Table 4: The results of the percentage of correct answers, recall of passive state, and recall of ACI state in each pair.
Leaved pair	Accuracy	Recall (Passive)	Precision (Passive)	Recall (ACI)	Precision (ACI)
Pair 1	0.653	0.640	0.887	0.701	0.346
Pair 2	0.881	0.915	0.953	0.483	0.333
Pair 3	0.544	0.532	0.858	0.600	0.220
Pair 4	0.714	0.753	0.871	0.562	0.366
Pair 5	0.658	0.673	0.918	0.548	0.181
Pair 6	0.803	0.794	0.972	0.860	0.402
Pair 7	0.689	0.865	0.760	0.118	0.213
Pair 8	0.717	0.719	0.937	0.700	0.287
Pair 9	0.831	0.973	0.844	0.185	0.600
Pair 10	0.731	0.859	0.797	0.352	0.457
Pair 11	0.872	0.941	0.918	0.289	0.367
Pair 12	0.950	0.986	0.963	0.000	0.000
total	0.753	0.804	0.891	0.450	0.310

Table 3 shows that the interaction features of each pair are so different that removing one pair changes the features effective for discrimination. Meanwhile, it also shows that some common variables are adopted.
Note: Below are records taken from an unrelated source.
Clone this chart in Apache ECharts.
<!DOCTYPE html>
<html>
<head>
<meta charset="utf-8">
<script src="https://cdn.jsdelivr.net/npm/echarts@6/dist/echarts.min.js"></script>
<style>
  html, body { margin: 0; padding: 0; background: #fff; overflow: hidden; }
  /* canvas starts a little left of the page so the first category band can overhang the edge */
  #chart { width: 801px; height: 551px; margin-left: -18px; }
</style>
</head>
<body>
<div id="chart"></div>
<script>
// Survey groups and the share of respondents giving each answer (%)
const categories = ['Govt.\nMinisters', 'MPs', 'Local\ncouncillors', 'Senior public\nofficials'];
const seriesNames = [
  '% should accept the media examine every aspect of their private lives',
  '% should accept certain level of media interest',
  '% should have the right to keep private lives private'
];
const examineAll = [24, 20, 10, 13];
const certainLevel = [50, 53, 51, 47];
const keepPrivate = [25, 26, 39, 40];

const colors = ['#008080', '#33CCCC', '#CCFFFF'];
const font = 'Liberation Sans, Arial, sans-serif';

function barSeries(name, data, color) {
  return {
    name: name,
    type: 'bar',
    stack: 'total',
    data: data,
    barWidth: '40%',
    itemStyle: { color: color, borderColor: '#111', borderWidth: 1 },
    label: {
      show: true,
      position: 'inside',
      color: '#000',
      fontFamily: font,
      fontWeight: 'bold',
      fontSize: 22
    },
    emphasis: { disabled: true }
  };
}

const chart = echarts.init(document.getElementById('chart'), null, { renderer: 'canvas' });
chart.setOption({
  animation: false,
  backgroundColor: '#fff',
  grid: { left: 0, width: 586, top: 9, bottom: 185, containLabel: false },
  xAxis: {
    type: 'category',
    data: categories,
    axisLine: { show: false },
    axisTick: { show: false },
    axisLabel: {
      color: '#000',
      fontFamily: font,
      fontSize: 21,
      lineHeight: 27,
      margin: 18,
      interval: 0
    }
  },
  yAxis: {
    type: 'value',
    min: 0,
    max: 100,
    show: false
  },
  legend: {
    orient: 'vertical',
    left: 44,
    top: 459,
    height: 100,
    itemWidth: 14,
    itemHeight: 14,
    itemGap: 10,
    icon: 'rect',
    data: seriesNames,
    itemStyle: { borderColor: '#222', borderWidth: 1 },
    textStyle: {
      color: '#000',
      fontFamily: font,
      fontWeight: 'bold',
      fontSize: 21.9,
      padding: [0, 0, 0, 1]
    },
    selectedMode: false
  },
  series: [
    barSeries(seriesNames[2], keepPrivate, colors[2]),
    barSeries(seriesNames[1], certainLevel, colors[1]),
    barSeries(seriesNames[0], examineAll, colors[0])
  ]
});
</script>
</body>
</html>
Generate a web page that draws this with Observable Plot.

The variables that commonly remained five or more times in the SVM model were AU04, AU05, AU15, AU17, AU20, AU23, AU25, gaze_self, gaze_dist, Intensity_mean, F1_mean and numZ. The changes in AU4 and AU5 are related to the degree of eye-opening and often change when interested. The changes in AU15 and AU17 are often seen when facial expressions express dissatisfaction. The change in AU23 is often seen when people are bored. These facial expression changes may indicate participants’ feelings about collaborative tasks. gaze_self indicates that they may be confirming their thoughts, while gaze_dist indicates that they are trying to take in a lot of information. These gaze characteristics may indicate the state of the participant’s thoughts. Intensity_mean indicates how loud the voice is, and F1_mean is related to how the mouth opens. These voice characteristics may indicate an attitude of outreach to the person doing the collaborative work. These variables could be used to estimate learners’ states independent of participants’ characteristics. In a practical situation, it is difficult for a human to check all changes in the multimodal information of each participant, and it is expected that the system will realize adaptive feedback by observing the multimodal changes. Meanwhile, variables that were never employed were self_utterance, other_utterance, AU06, F0_SD, Intensity_SD, and F1_SD. As these are variables that were employed in SPM, it is possible that the numZ variables contain information. The use of SPM-derived variables in many models suggests that not only means and standard deviations but also changes in a certain time range may be important cues for estimating learner status.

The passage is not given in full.